Extract, without alteration, each line from the start of the listing to the line bearing "0.293, 0.249, 0.241, 24.4, 0.306, 0.237, 0.314];".

[start Data extract]

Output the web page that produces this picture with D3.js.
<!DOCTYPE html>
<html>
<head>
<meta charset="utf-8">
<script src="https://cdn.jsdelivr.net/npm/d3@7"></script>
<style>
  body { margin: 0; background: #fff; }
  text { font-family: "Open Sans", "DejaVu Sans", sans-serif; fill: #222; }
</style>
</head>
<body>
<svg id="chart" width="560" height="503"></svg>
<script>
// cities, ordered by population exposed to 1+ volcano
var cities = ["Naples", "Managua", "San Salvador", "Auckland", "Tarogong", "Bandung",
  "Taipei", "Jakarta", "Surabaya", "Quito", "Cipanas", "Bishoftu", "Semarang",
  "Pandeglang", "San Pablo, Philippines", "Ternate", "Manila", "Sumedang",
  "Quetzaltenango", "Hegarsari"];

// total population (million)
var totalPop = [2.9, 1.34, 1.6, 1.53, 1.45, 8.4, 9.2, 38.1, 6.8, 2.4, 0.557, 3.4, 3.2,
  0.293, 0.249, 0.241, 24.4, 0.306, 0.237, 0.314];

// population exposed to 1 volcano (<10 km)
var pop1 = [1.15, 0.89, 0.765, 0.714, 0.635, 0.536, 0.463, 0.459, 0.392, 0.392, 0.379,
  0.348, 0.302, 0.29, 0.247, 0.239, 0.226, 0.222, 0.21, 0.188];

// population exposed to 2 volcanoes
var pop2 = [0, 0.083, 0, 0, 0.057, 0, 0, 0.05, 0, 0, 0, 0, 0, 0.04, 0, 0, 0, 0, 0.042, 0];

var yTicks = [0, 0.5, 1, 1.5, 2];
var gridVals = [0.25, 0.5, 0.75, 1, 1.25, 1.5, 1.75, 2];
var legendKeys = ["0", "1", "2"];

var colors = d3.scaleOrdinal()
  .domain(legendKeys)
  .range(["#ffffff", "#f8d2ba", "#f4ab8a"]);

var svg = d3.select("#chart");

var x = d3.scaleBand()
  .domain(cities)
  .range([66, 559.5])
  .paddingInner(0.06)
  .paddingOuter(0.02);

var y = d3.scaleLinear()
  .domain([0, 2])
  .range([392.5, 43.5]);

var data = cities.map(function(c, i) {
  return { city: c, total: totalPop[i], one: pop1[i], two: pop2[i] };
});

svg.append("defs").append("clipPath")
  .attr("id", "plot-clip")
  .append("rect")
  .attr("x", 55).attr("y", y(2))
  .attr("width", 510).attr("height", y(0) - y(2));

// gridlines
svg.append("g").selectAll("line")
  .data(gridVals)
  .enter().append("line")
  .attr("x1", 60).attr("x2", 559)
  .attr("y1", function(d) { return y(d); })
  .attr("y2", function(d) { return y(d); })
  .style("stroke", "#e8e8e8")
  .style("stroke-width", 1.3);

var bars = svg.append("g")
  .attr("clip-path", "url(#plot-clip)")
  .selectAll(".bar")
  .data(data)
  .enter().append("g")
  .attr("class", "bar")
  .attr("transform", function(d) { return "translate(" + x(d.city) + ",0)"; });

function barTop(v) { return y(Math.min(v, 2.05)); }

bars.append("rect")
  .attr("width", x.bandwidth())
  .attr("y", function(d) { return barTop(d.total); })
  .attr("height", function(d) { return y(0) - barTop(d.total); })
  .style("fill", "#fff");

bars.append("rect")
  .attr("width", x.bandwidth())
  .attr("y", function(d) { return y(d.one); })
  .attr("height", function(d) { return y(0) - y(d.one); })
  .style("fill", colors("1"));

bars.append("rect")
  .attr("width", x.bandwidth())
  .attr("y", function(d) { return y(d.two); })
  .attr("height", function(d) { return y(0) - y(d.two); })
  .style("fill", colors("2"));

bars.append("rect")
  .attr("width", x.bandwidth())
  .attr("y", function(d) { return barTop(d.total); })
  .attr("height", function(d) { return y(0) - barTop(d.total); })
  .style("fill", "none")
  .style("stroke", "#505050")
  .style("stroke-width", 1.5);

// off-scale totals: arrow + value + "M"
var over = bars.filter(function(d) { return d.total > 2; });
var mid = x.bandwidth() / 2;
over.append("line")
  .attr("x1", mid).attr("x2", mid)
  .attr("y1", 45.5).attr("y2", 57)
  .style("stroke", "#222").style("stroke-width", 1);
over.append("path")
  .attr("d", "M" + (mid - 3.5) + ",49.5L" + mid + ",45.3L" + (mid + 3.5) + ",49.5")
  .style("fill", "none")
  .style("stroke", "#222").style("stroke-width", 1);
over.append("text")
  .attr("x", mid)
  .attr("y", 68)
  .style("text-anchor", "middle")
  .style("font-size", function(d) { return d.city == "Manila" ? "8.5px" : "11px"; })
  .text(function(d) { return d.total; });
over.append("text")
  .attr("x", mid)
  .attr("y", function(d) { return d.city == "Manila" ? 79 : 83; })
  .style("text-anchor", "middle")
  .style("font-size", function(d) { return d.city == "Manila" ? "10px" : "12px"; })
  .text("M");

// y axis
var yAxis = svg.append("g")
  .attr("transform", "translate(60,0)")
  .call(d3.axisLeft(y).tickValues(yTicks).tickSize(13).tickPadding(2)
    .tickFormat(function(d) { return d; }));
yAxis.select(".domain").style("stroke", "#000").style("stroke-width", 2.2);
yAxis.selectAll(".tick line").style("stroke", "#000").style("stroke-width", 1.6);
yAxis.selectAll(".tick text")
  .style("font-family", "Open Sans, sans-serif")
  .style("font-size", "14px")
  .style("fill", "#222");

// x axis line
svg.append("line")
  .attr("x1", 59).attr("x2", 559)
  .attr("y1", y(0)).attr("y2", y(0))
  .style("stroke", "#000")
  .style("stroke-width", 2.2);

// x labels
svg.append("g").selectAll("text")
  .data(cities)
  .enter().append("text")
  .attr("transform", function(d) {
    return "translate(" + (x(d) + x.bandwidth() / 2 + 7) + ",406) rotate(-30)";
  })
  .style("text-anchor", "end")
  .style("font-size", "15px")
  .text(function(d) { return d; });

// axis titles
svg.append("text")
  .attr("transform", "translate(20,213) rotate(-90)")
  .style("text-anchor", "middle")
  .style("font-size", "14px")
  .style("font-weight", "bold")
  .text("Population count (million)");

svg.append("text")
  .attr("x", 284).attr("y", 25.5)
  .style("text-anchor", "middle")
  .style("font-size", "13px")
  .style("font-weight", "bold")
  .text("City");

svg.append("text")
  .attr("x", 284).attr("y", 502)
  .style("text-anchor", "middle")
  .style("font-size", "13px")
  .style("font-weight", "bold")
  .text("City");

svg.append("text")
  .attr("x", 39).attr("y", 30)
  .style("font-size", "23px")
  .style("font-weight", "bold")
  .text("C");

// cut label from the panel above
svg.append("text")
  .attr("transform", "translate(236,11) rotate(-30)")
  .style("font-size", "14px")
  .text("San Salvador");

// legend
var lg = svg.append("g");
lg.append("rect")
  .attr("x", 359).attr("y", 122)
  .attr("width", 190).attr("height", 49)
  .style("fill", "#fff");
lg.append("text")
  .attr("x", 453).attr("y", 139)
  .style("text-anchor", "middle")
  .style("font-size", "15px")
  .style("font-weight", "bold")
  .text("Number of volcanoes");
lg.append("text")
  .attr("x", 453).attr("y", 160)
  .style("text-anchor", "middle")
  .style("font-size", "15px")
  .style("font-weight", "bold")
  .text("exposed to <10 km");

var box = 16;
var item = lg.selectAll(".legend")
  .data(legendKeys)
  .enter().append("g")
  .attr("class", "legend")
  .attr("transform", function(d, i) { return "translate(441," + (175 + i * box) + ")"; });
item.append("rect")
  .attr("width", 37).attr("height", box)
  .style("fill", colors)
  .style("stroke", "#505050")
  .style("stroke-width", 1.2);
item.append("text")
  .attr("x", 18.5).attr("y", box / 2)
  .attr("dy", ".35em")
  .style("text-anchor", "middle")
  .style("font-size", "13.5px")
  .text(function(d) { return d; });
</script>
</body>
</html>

[end Data extract]

Exercise response —
Output the web page that produces this picture with D3.js.
<!DOCTYPE html>
<html>
<head>
<meta charset="utf-8">
<script src="https://cdn.jsdelivr.net/npm/d3@7"></script>
<style>
  body { margin: 0; background: #fff; }
  text { font-family: "Open Sans", "DejaVu Sans", sans-serif; fill: #222; }
</style>
</head>
<body>
<svg id="chart" width="560" height="503"></svg>
<script>
// cities, ordered by population exposed to 1+ volcano
var cities = ["Naples", "Managua", "San Salvador", "Auckland", "Tarogong", "Bandung",
  "Taipei", "Jakarta", "Surabaya", "Quito", "Cipanas", "Bishoftu", "Semarang",
  "Pandeglang", "San Pablo, Philippines", "Ternate", "Manila", "Sumedang",
  "Quetzaltenango", "Hegarsari"];

// total population (million)
var totalPop = [2.9, 1.34, 1.6, 1.53, 1.45, 8.4, 9.2, 38.1, 6.8, 2.4, 0.557, 3.4, 3.2,
  0.293, 0.249, 0.241, 24.4, 0.306, 0.237, 0.314];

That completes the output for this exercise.